Today the truth of this historic situation has been drowned by the constant cacophony of 'you must believe' from the Radical Feminists on one hand and the Jesus brokers on the other, backed by an army of victim-impostors. You will ONLY find this reliable source information in Ms Waterhouse's book. Her research and analysis is absolutely unique.
Above all Rosie Waterhouse's work has been consistently accurate and 100% correct over the past three decades. Believers in SRA may not like what she has written but her facts are spot on, excellently referenced and cannot be decried. She hasn't had to change or apologise for anything she has written in three decades. If you REALLY want to know about the Satanic Panic and how it is still simmering today under the surface of Social Work ready to gush-force into another bout of witch-hunting or anti-semitism, then you need to read this unique book. I found it riveting. A detective story of the most surprising things. I challenge anyone to read it and not be shocked at what many of the general population, police, politicians and child-protection authorities have been fooled into believing.

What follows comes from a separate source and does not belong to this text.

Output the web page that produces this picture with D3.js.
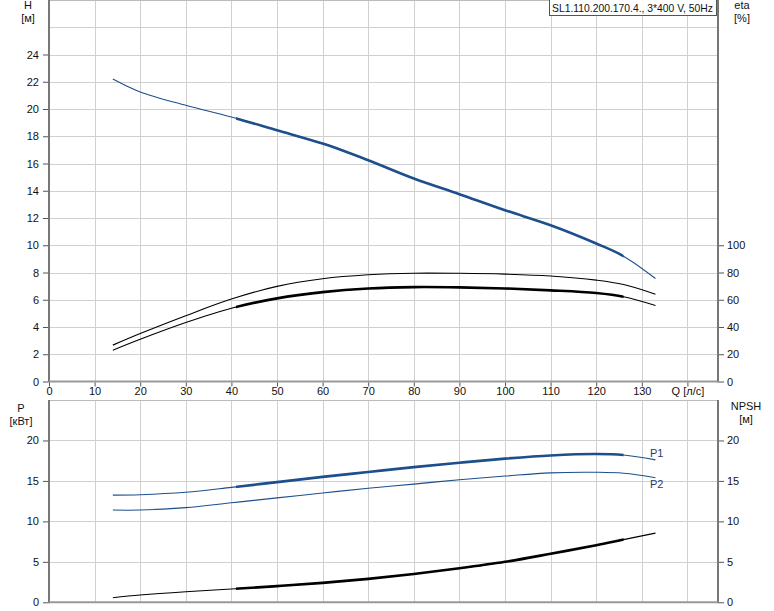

As a summary of her long-time journalistic investigation into, and consistent debunking of, the persistent (Hoaxted Heath, anyone?) myth of Satanic Ritual Abuse and as a starting point for anyone wanting to understand more about the subject, this is a valuable book. But, written as it originally was as a PhD dissertation, it's hindered by a dry, stilted format and style that (understandably) prioritises academic achievement over readability. Waterhouse makes a very convincing argument and also writes at length about the part 'recovered' memories, dodgy therapists and a fad for diagnosing MPD/DID played in all this but what's missing is her actual writing. Her (excellent) journalism on SRA is referenced and summarised and she quotes plenty of snippets of other people's work but this book is rarely a paragraph or two away from a passage explaining methodology. Supposed cases of SRA are mentioned in passing and the details of them can probably be found by looking them up in the extensively detailed references but Waterhouse's work on them is, frustratingly, not really part of this book. Personally, I'd much rather just have a collection of her published work on SRA, with an author's note for each article, than this.